By Dr. Jeremias Prassl –
Section 31 of the recently enacted Growth and Infrastructure Act 2013 has added a third employment status to the existing categories of ‘employees’ and ‘workers’ in English law: the notion of the ‘Employee Shareholder’. The introduction of this new category, based on Adrian Beecroft’s controversial report on Employment Law reforms, has been the most high-profile change in employment law since the Coalition Government came to power.
During consultation on the proposals in the autumn of 2012, responses from employee and business representatives as well as the legal community were near-unanimously hostile; even a protracted battle between the Houses of Parliament in the spring of 2013, however, did not deter the government from pressing ahead with its plans.
Under the new status, employees who receive capital gains tax-exempt shares in their employer (or a controlling enterprise) valued at £2,000 or more in order to become ‘employee shareholders’ are no longer entitled to the following employment rights:
– The right not to be unfairly dismissed
(with the exception of automatically unfair dismissals, and those in contravention of the Equality Act 2010)
– The right to statutory redundancy pay
– The right to request flexible working
– The right to request to undertake study or training
– ‘Employee shareholders’ are furthermore subject to longer notice periods before returning from maternity, paternity or adoption leave (up from six or eight weeks’ notice to sixteen weeks.
In the face of significant opposition in the House of Lords, the government was forced to make a series of procedural concessions in creating the ‘employee shareholder’ category.

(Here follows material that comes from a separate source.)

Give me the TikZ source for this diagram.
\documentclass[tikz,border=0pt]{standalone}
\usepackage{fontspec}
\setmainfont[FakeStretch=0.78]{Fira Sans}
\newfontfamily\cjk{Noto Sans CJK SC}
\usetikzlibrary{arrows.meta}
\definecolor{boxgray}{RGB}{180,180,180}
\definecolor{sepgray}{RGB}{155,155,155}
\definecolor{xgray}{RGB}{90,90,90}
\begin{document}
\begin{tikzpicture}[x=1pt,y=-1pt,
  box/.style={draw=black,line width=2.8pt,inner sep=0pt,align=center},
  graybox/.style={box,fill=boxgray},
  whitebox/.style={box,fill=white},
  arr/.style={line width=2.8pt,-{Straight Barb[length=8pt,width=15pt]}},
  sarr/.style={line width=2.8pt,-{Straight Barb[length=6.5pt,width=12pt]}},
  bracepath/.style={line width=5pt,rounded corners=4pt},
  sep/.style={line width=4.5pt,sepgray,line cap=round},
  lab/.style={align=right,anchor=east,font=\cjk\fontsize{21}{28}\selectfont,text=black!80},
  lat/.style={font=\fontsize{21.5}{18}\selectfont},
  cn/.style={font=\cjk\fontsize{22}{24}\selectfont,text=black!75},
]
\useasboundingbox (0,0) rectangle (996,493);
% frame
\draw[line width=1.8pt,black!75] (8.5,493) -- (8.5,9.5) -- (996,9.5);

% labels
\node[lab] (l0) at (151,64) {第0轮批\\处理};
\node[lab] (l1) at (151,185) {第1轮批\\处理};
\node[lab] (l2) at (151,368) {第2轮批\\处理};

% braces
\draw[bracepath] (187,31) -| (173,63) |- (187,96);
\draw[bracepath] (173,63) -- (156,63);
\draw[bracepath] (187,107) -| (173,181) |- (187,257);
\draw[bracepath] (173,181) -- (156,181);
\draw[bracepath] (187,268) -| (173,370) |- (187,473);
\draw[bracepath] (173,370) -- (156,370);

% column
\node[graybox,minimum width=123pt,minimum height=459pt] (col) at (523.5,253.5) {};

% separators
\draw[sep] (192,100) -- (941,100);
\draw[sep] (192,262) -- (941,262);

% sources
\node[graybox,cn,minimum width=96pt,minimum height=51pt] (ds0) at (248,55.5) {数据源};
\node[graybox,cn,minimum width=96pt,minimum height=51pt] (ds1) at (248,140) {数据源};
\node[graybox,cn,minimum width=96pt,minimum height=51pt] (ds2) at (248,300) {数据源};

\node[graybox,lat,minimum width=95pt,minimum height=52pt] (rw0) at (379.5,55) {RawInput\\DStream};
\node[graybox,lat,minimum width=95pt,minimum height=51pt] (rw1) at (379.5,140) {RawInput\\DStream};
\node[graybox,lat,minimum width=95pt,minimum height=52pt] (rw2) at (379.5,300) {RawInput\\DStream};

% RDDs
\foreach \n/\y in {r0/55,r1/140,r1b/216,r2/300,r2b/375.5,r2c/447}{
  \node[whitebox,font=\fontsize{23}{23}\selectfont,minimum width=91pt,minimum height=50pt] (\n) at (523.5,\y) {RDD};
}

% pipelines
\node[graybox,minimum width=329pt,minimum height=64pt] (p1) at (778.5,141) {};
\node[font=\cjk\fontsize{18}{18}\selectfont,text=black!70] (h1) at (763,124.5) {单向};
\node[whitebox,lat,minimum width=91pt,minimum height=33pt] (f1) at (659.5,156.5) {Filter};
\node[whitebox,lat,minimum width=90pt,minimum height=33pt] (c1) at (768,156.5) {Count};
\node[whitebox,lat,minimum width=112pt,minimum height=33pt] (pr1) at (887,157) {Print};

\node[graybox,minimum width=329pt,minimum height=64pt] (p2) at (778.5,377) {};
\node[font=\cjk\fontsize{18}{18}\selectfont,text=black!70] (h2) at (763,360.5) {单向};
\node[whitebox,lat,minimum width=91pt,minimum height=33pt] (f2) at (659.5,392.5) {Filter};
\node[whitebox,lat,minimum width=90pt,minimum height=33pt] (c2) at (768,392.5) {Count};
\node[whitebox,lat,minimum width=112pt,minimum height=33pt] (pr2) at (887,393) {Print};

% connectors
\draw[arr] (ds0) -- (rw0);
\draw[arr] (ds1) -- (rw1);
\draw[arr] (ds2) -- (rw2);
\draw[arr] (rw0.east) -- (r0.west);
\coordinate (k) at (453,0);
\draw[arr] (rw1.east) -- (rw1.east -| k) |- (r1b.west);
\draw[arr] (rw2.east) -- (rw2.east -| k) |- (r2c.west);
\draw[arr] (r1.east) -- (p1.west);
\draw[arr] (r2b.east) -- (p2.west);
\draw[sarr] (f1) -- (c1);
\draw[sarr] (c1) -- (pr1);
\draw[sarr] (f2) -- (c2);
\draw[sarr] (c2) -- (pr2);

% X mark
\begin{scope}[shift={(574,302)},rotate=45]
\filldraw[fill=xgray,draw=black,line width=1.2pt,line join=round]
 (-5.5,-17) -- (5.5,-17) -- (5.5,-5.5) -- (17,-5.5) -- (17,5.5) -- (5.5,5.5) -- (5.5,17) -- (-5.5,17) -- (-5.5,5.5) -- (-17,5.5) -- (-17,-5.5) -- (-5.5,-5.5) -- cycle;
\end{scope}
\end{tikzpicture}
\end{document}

Prospective ‘Employee Shareholders’ need to be issued with a detailed statement of particulars, including the terms at which shares will be issued, as well as list of rights denied. Following receipt of this statement, the worker is entitled to independent advice (at the employer’s expense); the offer can only validly be accepted following such advice and after a seven-day cooling-off period. Provisions have furthermore been made to protect existing employees from suffering detriment in employment and/or unfair dismissal as a result of a refusal to become an employee shareholder. Finally, the government has given an undertaking that jobseekers could not be forced to accept employment as ‘employee shareholders’ at pains of losing their entitlement to receive jobseekers’ allowance.
As these safeguards are primarily procedural, however, it is unlikely that they will bestow significant protection on employees – most importantly in so far as there is no protection for prospective employees, who may be offered ‘employee shareholder’ jobs on a ‘take-it or leave-it’ basis.

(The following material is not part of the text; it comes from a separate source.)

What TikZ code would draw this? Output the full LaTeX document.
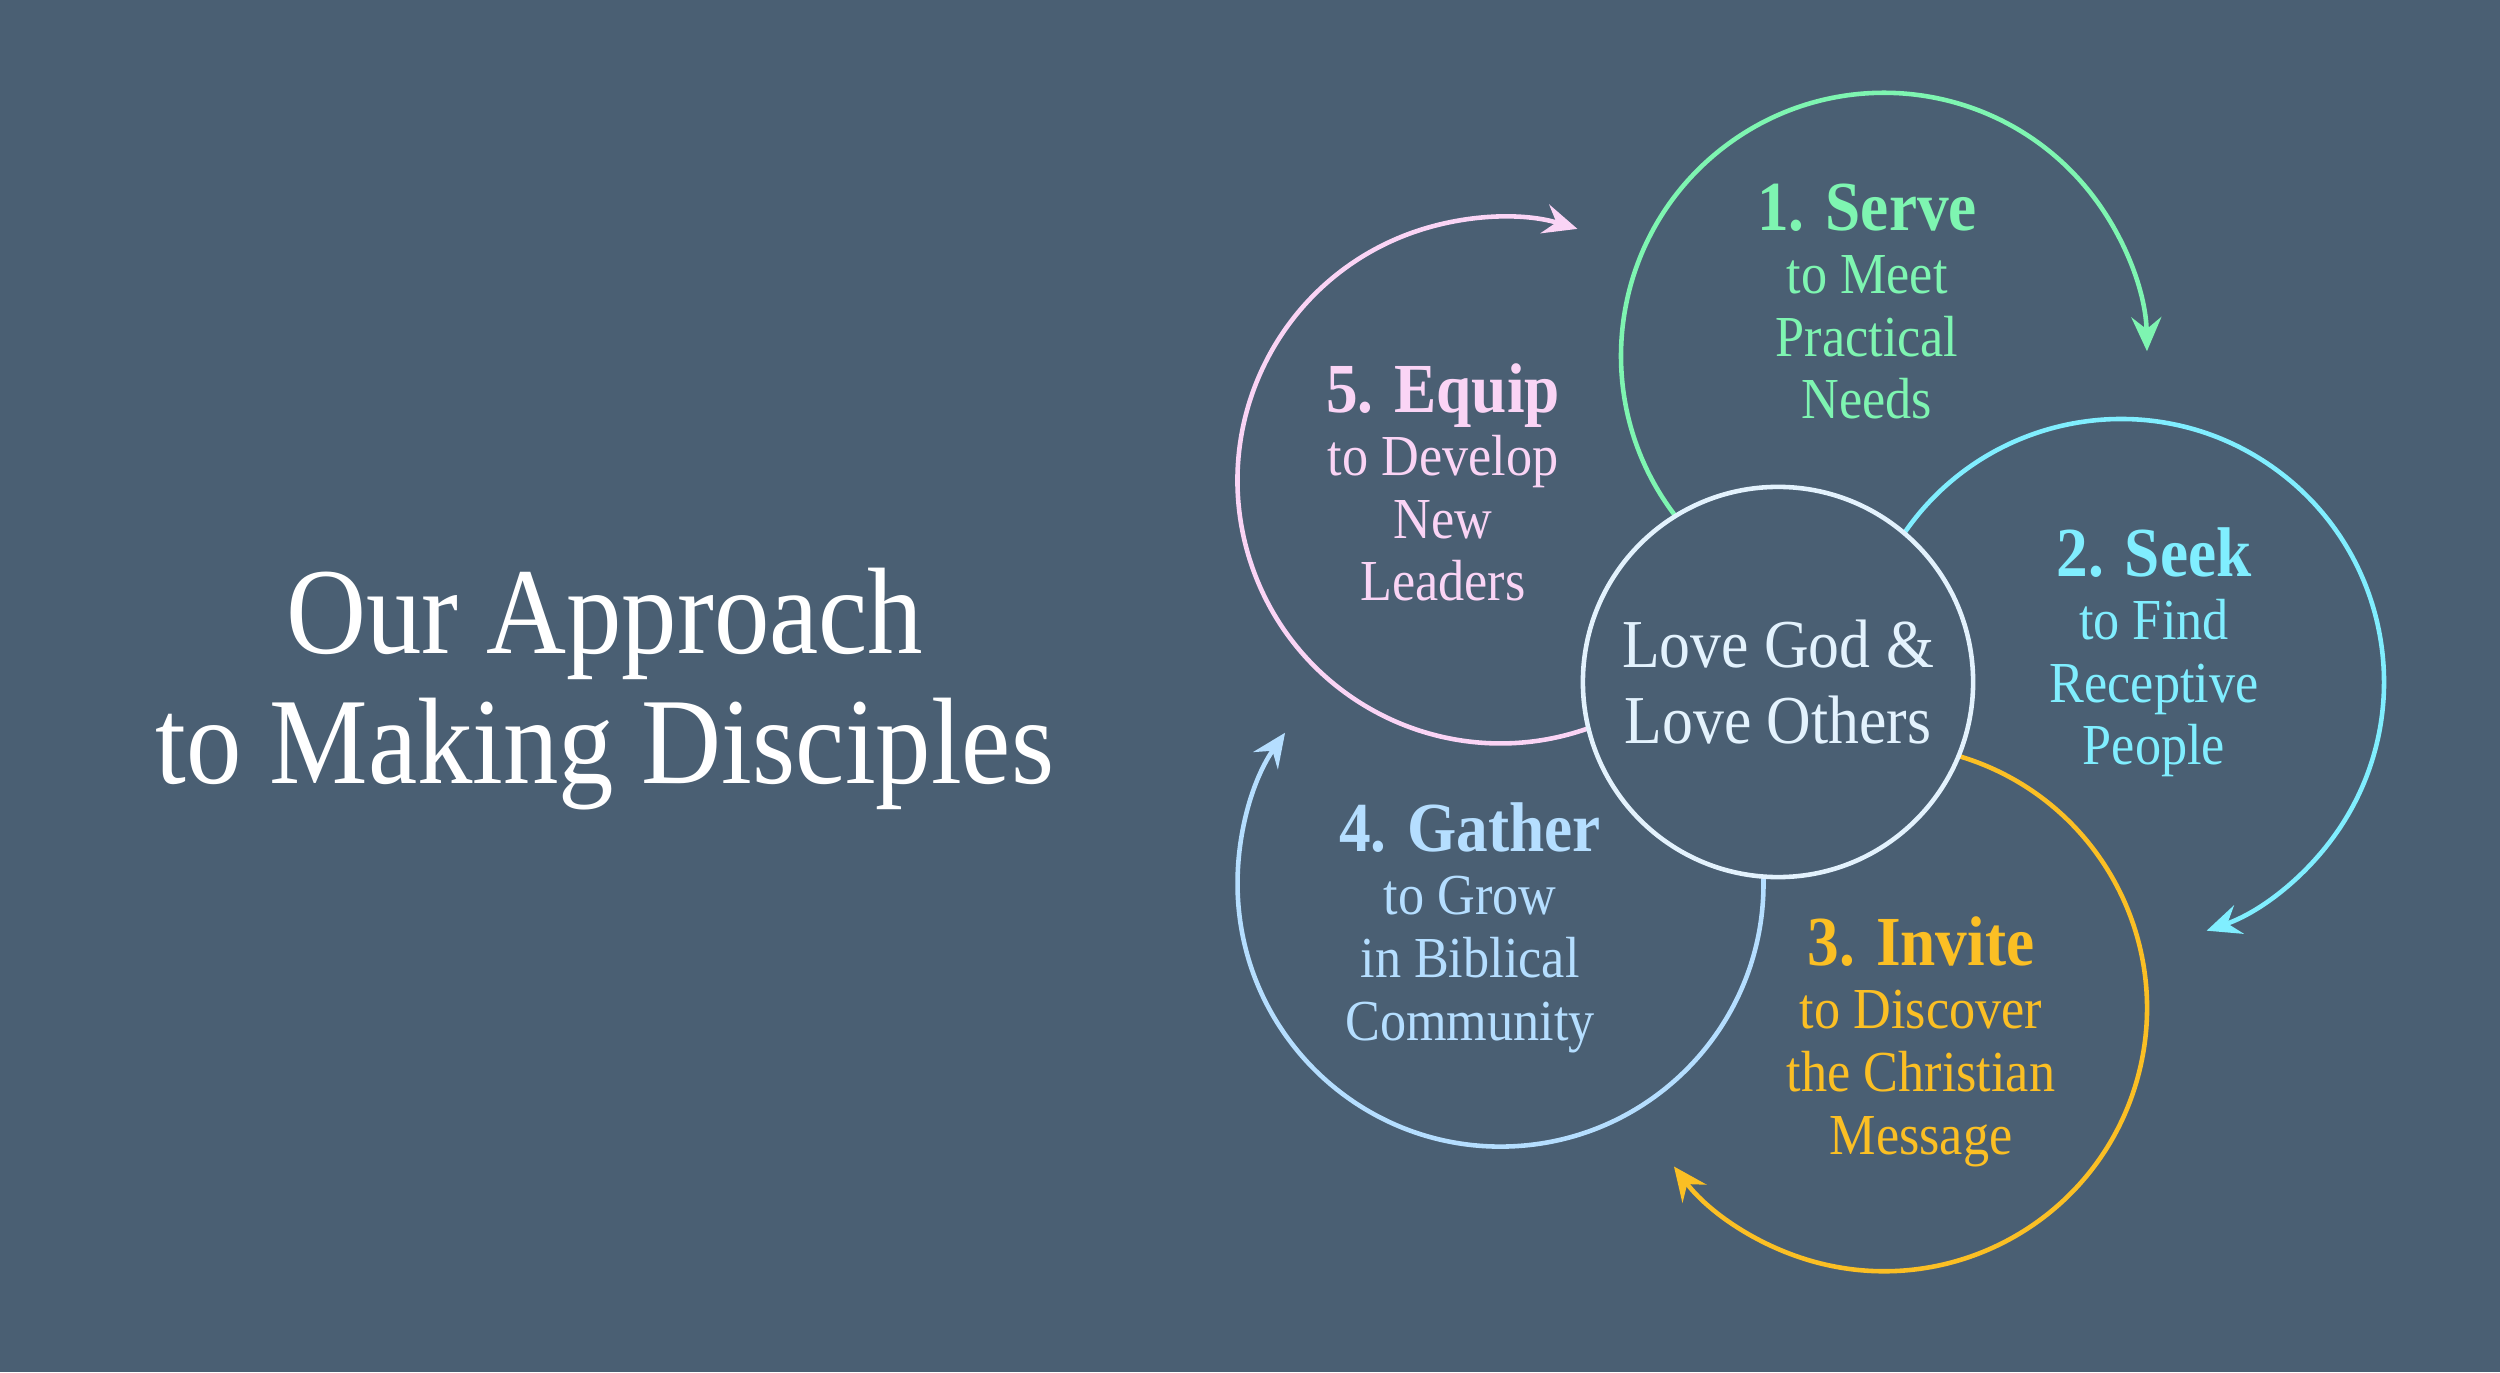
\documentclass[tikz,border=0pt]{standalone}
\usepackage{fontspec}
\setmainfont[FakeStretch=0.9]{Liberation Serif}
\usetikzlibrary{arrows.meta,calc}
\definecolor{bg}{HTML}{4A5F73}
\definecolor{serveC}{HTML}{7EF5B1}
\definecolor{seekC}{HTML}{80EEFF}
\definecolor{inviteC}{HTML}{FBBF24}
\definecolor{gatherC}{HTML}{B5DEFF}
\definecolor{equipC}{HTML}{FAD4F5}
\definecolor{coreC}{HTML}{E3F2FD}
\begin{document}
\begin{tikzpicture}[x=0.01cm,y=0.01cm,
  ring/.style={line width=1.3pt, -{Stealth[length=0.34cm,width=0.30cm,inset=0.12cm]}},
  coreshape/.style={circle, draw=coreC, line width=1.3pt, minimum size=3.9cm, inner sep=0pt,
     text=coreC, align=center, font=\fontsize{19.5}{21.8}\selectfont},
  steptext/.style={align=center, anchor=base, inner sep=0pt, font=\fontsize{16.5}{17.9}\selectfont},
  titletext/.style={align=center, anchor=base, inner sep=0pt, text=white, font=\fontsize{35}{37.2}\selectfont}]
\fill[bg] (0,0) rectangle (2500,1372);
\useasboundingbox (0,0) rectangle (2500,1372);
\coordinate (C) at (1778,690);
\coordinate (P1) at ($(C)+(72:343)$);
\coordinate (P2) at ($(C)+(0:343)$);
\coordinate (P3) at ($(C)+(-72:343)$);
\coordinate (P4) at ($(C)+(-144:343)$);
\coordinate (P5) at ($(C)+(144:343)$);
% rings
\draw[ring, serveC]  ($(P1)+(217.6:263)$) arc[start angle=217.6, end angle=1, radius=263];
\draw[ring, seekC]   ($(P2)+(145.6:263)$) arc[start angle=145.6, end angle=-71, radius=263];
\draw[ring, inviteC] ($(P3)+(73.6:263)$)  arc[start angle=73.6, end angle=-143, radius=263];
\draw[ring, gatherC] ($(P4)+(1.6:263)$)   arc[start angle=1.6, end angle=-215, radius=263];
\draw[ring, equipC]  ($(P5)+(289.6:263)$) arc[start angle=289.6, end angle=73, radius=263];
% core
\node[coreshape] (core) at (C) {Love God \&\\Love Others};
% step texts (anchor base = last line baseline)
\node[steptext, text=serveC] (s1) at (1867,953) {{\bfseries\fontsize{20}{17.9}\selectfont 1. Serve}\\to Meet\\Practical\\Needs};
\node[steptext, text=seekC] (s2) at (2154,607) {{\bfseries\fontsize{20}{17.9}\selectfont 2. Seek}\\to Find\\Receptive\\People};
\node[steptext, text=inviteC] (s3) at (1921,218) {{\bfseries\fontsize{20}{17.9}\selectfont 3. Invite}\\to Discover\\the Christian\\Message};
\node[steptext, text=gatherC] (s4) at (1470,332) {{\bfseries\fontsize{20}{17.9}\selectfont 4. Gather}\\to Grow\\in Biblical\\Community};
\node[steptext, text=equipC] (s5) at (1443,771) {{\bfseries\fontsize{20}{17.9}\selectfont 5. Equip}\\to Develop\\New\\Leaders};
% title
\node[titletext] (title) at (605,588) {Our Approach\\to Making Disciples};
\end{tikzpicture}
\end{document}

A Price Tag for Employment Rights?
The exchange of employment rights for shares is deeply problematic: first, because it suggests that such rights can be clearly valued in monetary terms. Given the inherent inequality of bargaining power in the vast majority of employment contexts, it is highly improbable that employees will be able to bargain for more than the prescribed minimum amount of shares. The fact that employers may stipulate for a compulsory repurchase upon the termination of employment, second, exposes employees to additional risks, such as equity market fluctuations: during periods of underperformance (which will frequently be linked with increased job losses), shares in the employing company, and thus the ‘value’ of key employment rights, will be priced at a significant discount.
An Unnecessary Reform
The reforms are supposedly motivated by a desire to ‘maximise flexibility’ and provide ‘the competitive environment required for enterprise to thrive’. Yet it is unlikely that these goals will be achieved: the new status is marred in complexity, whether as a matter of employment law (How will it relate to other areas of statutory regulation? What would happen in the case of a TUPE transfer?) or company law (In which entity should the shares be issued? What rights, if any, should be attached to the shares?). As Simon Deakin has convincingly argued, it is furthermore ‘completely unnecessary and counterproductive […] to link [employee ownership] to the loss of employment protection rights’. As the recent Nuttall Review of Employee Ownership has demonstrated, existing legislation already provides the necessary framework for genuine employee ownership. It is therefore difficult to see what, if any, benefits could be derived from this new status.
Dr. Jeremias Prassl is a Supernumerary Teaching Fellow in Law at St. John’s College, Oxford.